Dir. Clint Eastwood, US, 2010, 129 mins, English and French with subtitles
Cast: Matt Damon, Cecile De France, George and Frankie McLaren
Review by Carol Allen
There is a scene in this film where French television journalist Marie (de France) reveals she is writing a book about the hereafter – what happens after we die – sparked off by her own near death experience. As a result she loses her job as the presenter of a hard hitting news programme in a world which prides itself on rationality, while her publisher is horrified. Such a book, he claims, would have to be written in English and published in America . Maybe this is an indication that director Eastwood and writer Peter Morgan believe that the theme of the film is one which God fearing Middle America is more likely to embrace than Europe . There is however no mention of God as such in the film. It is the story of three people in different parts of the world, all of whose lives are in some way touched and changed by the hereafter of the title.
Marie is on holiday in Indonesia with her producer boyfriend, where she is one of the victims of a tsunami. To all intents and purposes she drowns but is then revived and brought back from the dead. And she cannot forget the vision she experienced of the misty figures waiting to receive her on “the other side.” In San Francisco George (Damon) is a reluctant psychic, who finds himself involuntarily in touch with the spirits of the departed, who are loved and lost to those who seek his help. It’s a “gift” which he sees as a curse, which has ruined any chance he has of a normal life and despite the pleas of his entrepreneurial minded brother (Jay Mohr), he chooses to keep his gift secret and work in a run of the mill blue collar job. Meanwhile in London identical twins Marcus and Jason (George and Frankie McClaren) look after their drug and drink addicted mother (Lyndsey Marshal), until Jason is shockingly killed in a road accident and Marcus is left bereft of his brother, the one who always led the way and made the decisions.
Initially these three stories are told separately, as we establish the detail of the characters’ lives. Marie is so changed by her experience that she can no longer conduct the hard hitting interviews that have been her professional life up to now and feels compelled to investigate the reasons behind her vision of death. George is struggling to create a life and a new relationship with Melanie (Bryce Dallas Howard), the young woman he meets at a cookery course in which he enrols. But when his psychic gift starts to affect that relationship, he too must go in search of answers. As for Marcus, put into foster care when his mother is admitted to a treatment centre, he becomes a sad and disturbed child, stealing money from his foster parents to pay for his search to find out why his brother has disappeared so suddenly from his life and where he has gone.

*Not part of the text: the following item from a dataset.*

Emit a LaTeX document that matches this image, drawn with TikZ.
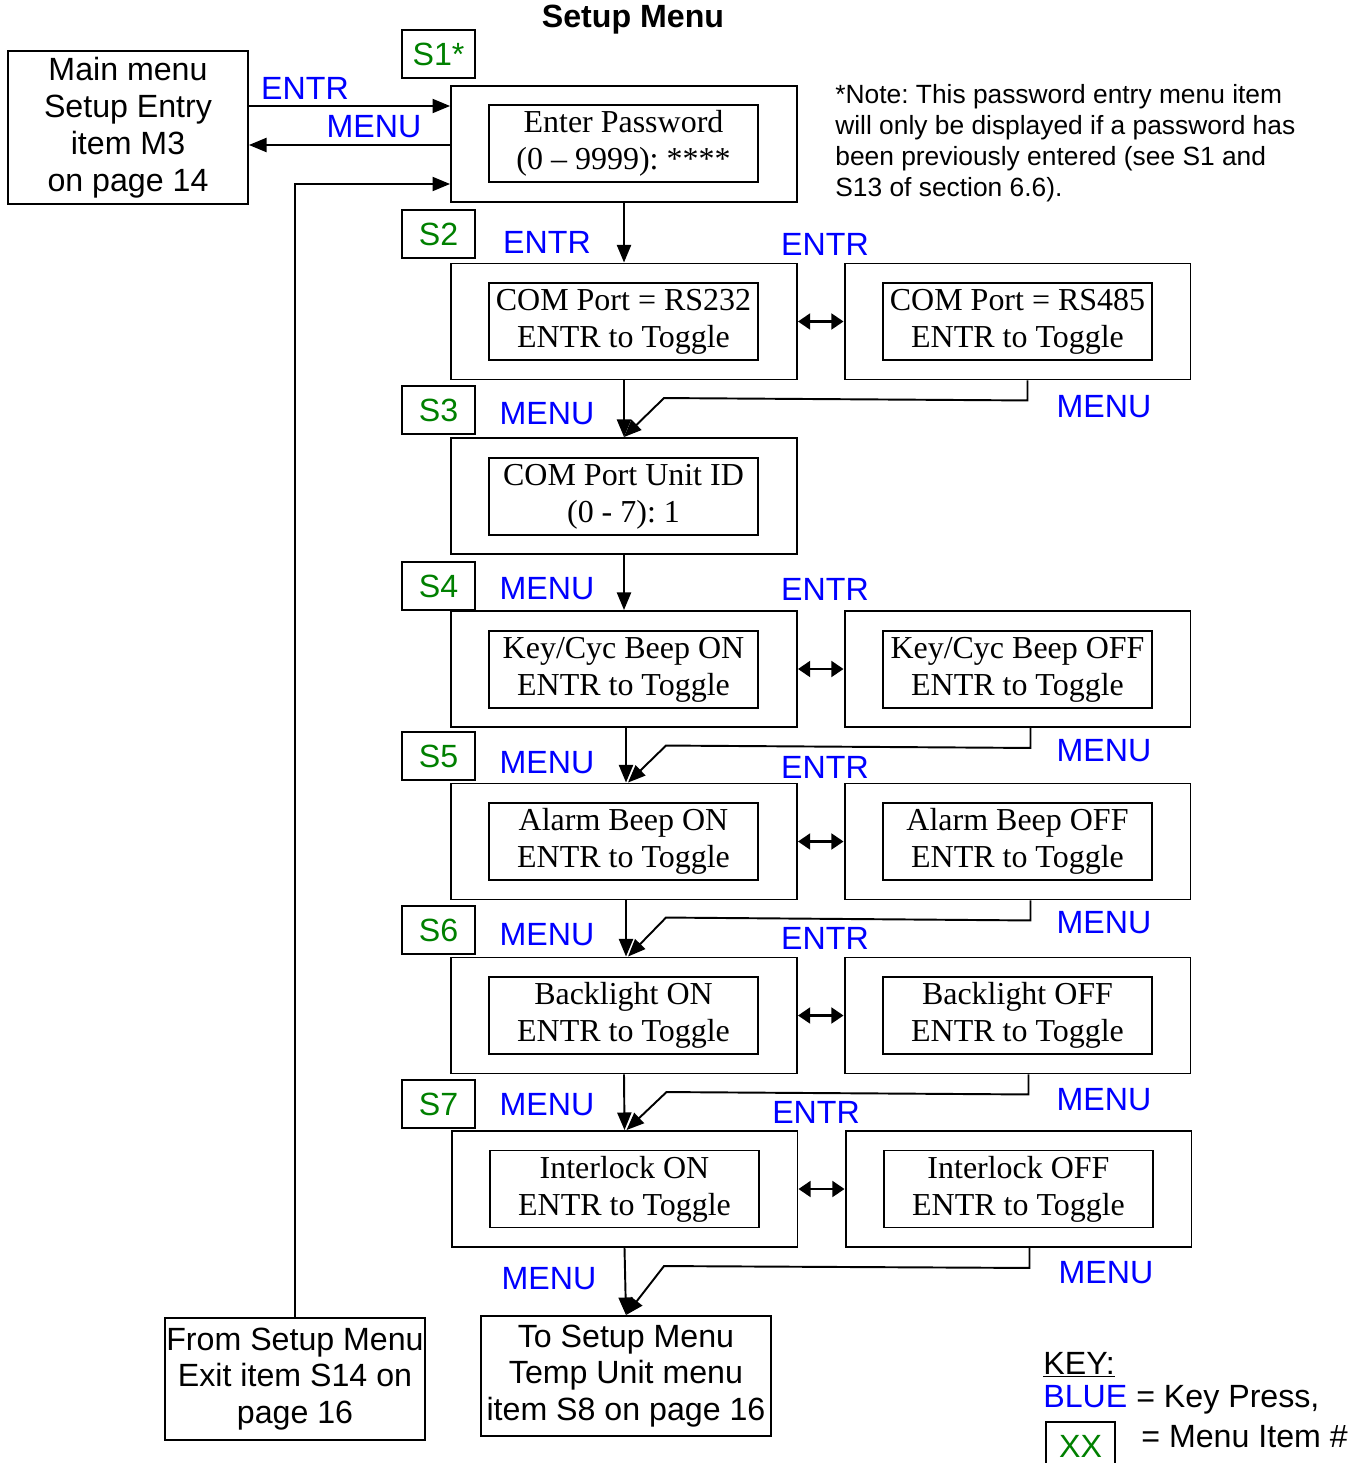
\documentclass[tikz,border=0pt]{standalone}
\usepackage{fontspec}
\setmainfont{Liberation Serif}
\setsansfont{Liberation Sans}
\usetikzlibrary{arrows.meta,calc}
\frenchspacing
\definecolor{keyblue}{RGB}{0,0,255}
\definecolor{itemgreen}{RGB}{0,128,0}
\tikzset{
  outer/.style={draw,line width=1.1pt,minimum width=6.92cm,minimum height=2.32cm},
  screen/.style={draw,line width=1.1pt,minimum width=5.38cm,minimum height=1.54cm,
    align=center,inner sep=0pt,font=\fontsize{18.2}{21}\selectfont},
  itembox/.style={draw,line width=1.1pt,minimum width=1.46cm,minimum height=0.96cm,
    inner sep=0pt,text=itemgreen,font=\sffamily\fontsize{18.3}{21}\selectfont},
  pagebox/.style={draw,line width=1.1pt,align=center,inner sep=1pt,
    font=\sffamily\fontsize{18.3}{21}\selectfont},
  keypress/.style={text=keyblue,inner sep=0pt,font=\sffamily\fontsize{18.3}{21}\selectfont},
  arr/.style={-{Triangle[length=10pt,width=8pt]},line width=1.1pt},
  dbl/.style={{Triangle[length=7pt,width=9pt]}-{Triangle[length=7pt,width=9pt]},line width=1.6pt},
  plain/.style={line width=1.1pt}
}
\begin{document}
\begin{tikzpicture}[x=0.02cm,y=-0.02cm]
\useasboundingbox (0,0) rectangle (1364,1463);
\node[font=\sffamily\bfseries\fontsize{18.3}{21}\selectfont] (title) at (633,20) {Setup Menu};
% entry and exit boxes
\node[pagebox,minimum width=4.8cm,minimum height=3.06cm] (mainmenu) at (128,127.5) {Main menu\\Setup Entry\\item M3\\on page 14};
\node[pagebox,minimum width=5.2cm,minimum height=2.44cm] (fromexit) at (295,1379) {From Setup Menu\\Exit item S14 on\\page 16};
\node[pagebox,minimum width=5.8cm,minimum height=2.4cm] (totemp) at (626,1376) {To Setup Menu\\Temp Unit menu\\item S8 on page 16};
% menu item numbers
\node[itembox] (nS1) at (438.5,54) {S1*};
\node[itembox] (nS2) at (438.5,234) {S2};
\node[itembox] (nS3) at (438.5,410) {S3};
\node[itembox] (nS4) at (438.5,586) {S4};
\node[itembox] (nS5) at (438.5,756) {S5};
\node[itembox] (nS6) at (438.5,930) {S6};
\node[itembox] (nS7) at (438.5,1104) {S7};
% screens
\node[outer] (pw) at (624,144) {};
\node[screen] (pwtext) at (623.5,143.5) {Enter Password\\(0 -- 9999): ****};
\node[outer] (com) at (624,321.5) {};
\node[screen] (comtext) at (623.5,321.5) {COM Port = RS232\\ENTR to Toggle};
\node[outer] (comr) at (1017.5,321.5) {};
\node[screen] (comrtext) at (1017.5,321.5) {COM Port = RS485\\ENTR to Toggle};
\node[outer] (unit) at (624,496) {};
\node[screen] (unittext) at (623.5,496.5) {COM Port Unit ID\\(0 - 7): 1};
\node[outer] (key) at (624,669) {};
\node[screen] (keytext) at (623.5,669.5) {Key/Cyc Beep ON\\ENTR to Toggle};
\node[outer] (keyr) at (1017.5,669) {};
\node[screen] (keyrtext) at (1017.5,669.5) {Key/Cyc Beep OFF\\ENTR to Toggle};
\node[outer] (alarm) at (624,841.5) {};
\node[screen] (alarmtext) at (623.5,841.5) {Alarm Beep ON\\ENTR to Toggle};
\node[outer] (alarmr) at (1017.5,841.5) {};
\node[screen] (alarmrtext) at (1017.5,841.5) {Alarm Beep OFF\\ENTR to Toggle};
\node[outer] (back) at (624,1015.5) {};
\node[screen] (backtext) at (623.5,1015.5) {Backlight ON\\ENTR to Toggle};
\node[outer] (backr) at (1017.5,1015.5) {};
\node[screen] (backrtext) at (1017.5,1015.5) {Backlight OFF\\ENTR to Toggle};
\node[outer] (lock) at (624.5,1189) {};
\node[screen] (locktext) at (624.5,1189) {Interlock ON\\ENTR to Toggle};
\node[outer] (lockr) at (1018.5,1189) {};
\node[screen] (lockrtext) at (1018.5,1189) {Interlock OFF\\ENTR to Toggle};
% key presses
\node[keypress] (kEntr0) at (305,88) {ENTR};
\node[keypress] (kMenu0) at (374,127) {MENU};
\node[keypress] (kEntr1) at (547,242) {ENTR};
\node[keypress] (kEntr2) at (825,244) {ENTR};
\node[keypress] (kMenu1) at (547,414) {MENU};
\node[keypress] (kMenu2) at (1104,407) {MENU};
\node[keypress] (kMenu3) at (547,589) {MENU};
\node[keypress] (kEntr3) at (825,589) {ENTR};
\node[keypress] (kMenu4) at (547,763) {MENU};
\node[keypress] (kMenu5) at (1104,751) {MENU};
\node[keypress] (kEntr4) at (825,767) {ENTR};
\node[keypress] (kMenu6) at (547,935) {MENU};
\node[keypress] (kMenu7) at (1104,923) {MENU};
\node[keypress] (kEntr5) at (825,938) {ENTR};
\node[keypress] (kMenu8) at (547,1105) {MENU};
\node[keypress] (kMenu9) at (1104,1100) {MENU};
\node[keypress] (kEntr6) at (816,1112) {ENTR};
\node[keypress] (kMenu10) at (549,1279) {MENU};
\node[keypress] (kMenu11) at (1106,1273) {MENU};
% note and key
\node[anchor=north west,align=left,inner sep=0pt,font=\sffamily\fontsize{15}{17.6}\selectfont] (note) at (835,84)
  {*Note: This password entry menu item\\will only be displayed if a password has\\been previously entered (see S1 and\\S13 of section 6.6).};
\node[anchor=west,inner sep=0pt,font=\sffamily\fontsize{18.3}{21}\selectfont] (keyhead) at (1043,1365) {\underline{KEY:}};
\node[anchor=west,inner sep=0pt,font=\sffamily\fontsize{18.3}{21}\selectfont] (keyblue) at (1043,1400) {\textcolor{keyblue}{BLUE} = Key Press,};
\node[itembox,minimum width=1.38cm] (keyitem) at (1080.5,1446) {XX};
\node[anchor=west,inner sep=0pt,font=\sffamily\fontsize{18.3}{21}\selectfont] (keyitemtext) at (1141,1437) {= Menu Item \#};
% connectors
\draw[arr] (mainmenu.east |- 0,106) -- (pw.west |- 0,106);
\draw[arr] (pw.west |- 0,145) -- (mainmenu.east |- 0,145);
\draw[arr] (fromexit.north) |- (pw.west |- 0,184);
\draw[arr] (pw.south) -- (com.north);
\draw[dbl] (com.east) -- (comr.west);
\draw[arr] (com.south) -- (unit.north);
\draw[arr] ($(comr.south)+(10,0)$) -- ++(0,20) -- ($(unit.north)+(40,-39)$) -- (unit.north);
\draw[arr] (unit.south) -- (key.north);
\draw[dbl] (key.east) -- (keyr.west);
\draw[arr] ($(key.south)+(2,0)$) -- ($(alarm.north)+(2,0)$);
\draw[arr] ($(keyr.south)+(13,0)$) -- ++(0,20) -- ($(alarm.north)+(42,-37)$) -- ($(alarm.north)+(4,0)$);
\draw[dbl] (alarm.east) -- (alarmr.west);
\draw[arr] ($(alarm.south)+(2,0)$) -- ($(back.north)+(2,0)$);
\draw[arr] ($(alarmr.south)+(13,0)$) -- ++(0,20) -- ($(back.north)+(42,-39)$) -- ($(back.north)+(4,0)$);
\draw[dbl] (back.east) -- (backr.west);
\draw[arr] (back.south) -- (lock.north);
\draw[arr] ($(backr.south)+(11,0)$) -- ++(0,20) -- ($(lock.north)+(42,-38)$) -- ($(lock.north)+(2,0)$);
\draw[dbl] (lock.east) -- (lockr.west);
\draw[arr] (lock.south) -- (totemp.north);
\draw[arr] ($(lockr.south)+(11,0)$) -- ++(0,20) -- ($(totemp.north)+(38,-49)$) -- (totemp.north);
\end{tikzpicture}
\end{document}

Eastwood and Morgan tell their story skilfully, moving clearly between the three strands and speeding up the pace as the film moves towards its resolution, when the characters’ paths finally come together in London , while the performances constantly hold our interest. There are moments of comedy, as in the way Marcus and Jason attempt to hide their mother’s problems from the well meaning but to them intrusive social workers or when Marcus attends a spiritualist meeting and his small face graphically registers his contempt at the obvious phoniness of the supposed medium. There is also a good dramatic sequence where Marcus’s determination to not lose the one object he has left of his brother’s protects him from a terrorist attack. Coincidence or other worldly intervention? The scene where Melanie persuades George to reluctantly demonstrate his powers is handled with great delicacy. And Marie’s personal and journalistic quest to uncover the sort of story she’s never had to deal with before is engrossing. There are also good contributions from Mohr as George’s brother, George Costigan and Niamh Cusack as Marcus’s understanding foster parents and an amusing cameo from Derek Jacobi, reading from the works of George’s favourite author Charles Dickens. And whether you believe in the hereafter or think that this life is all there is and when you’re dead that’s it, Eastwood’s film is still a good story well told.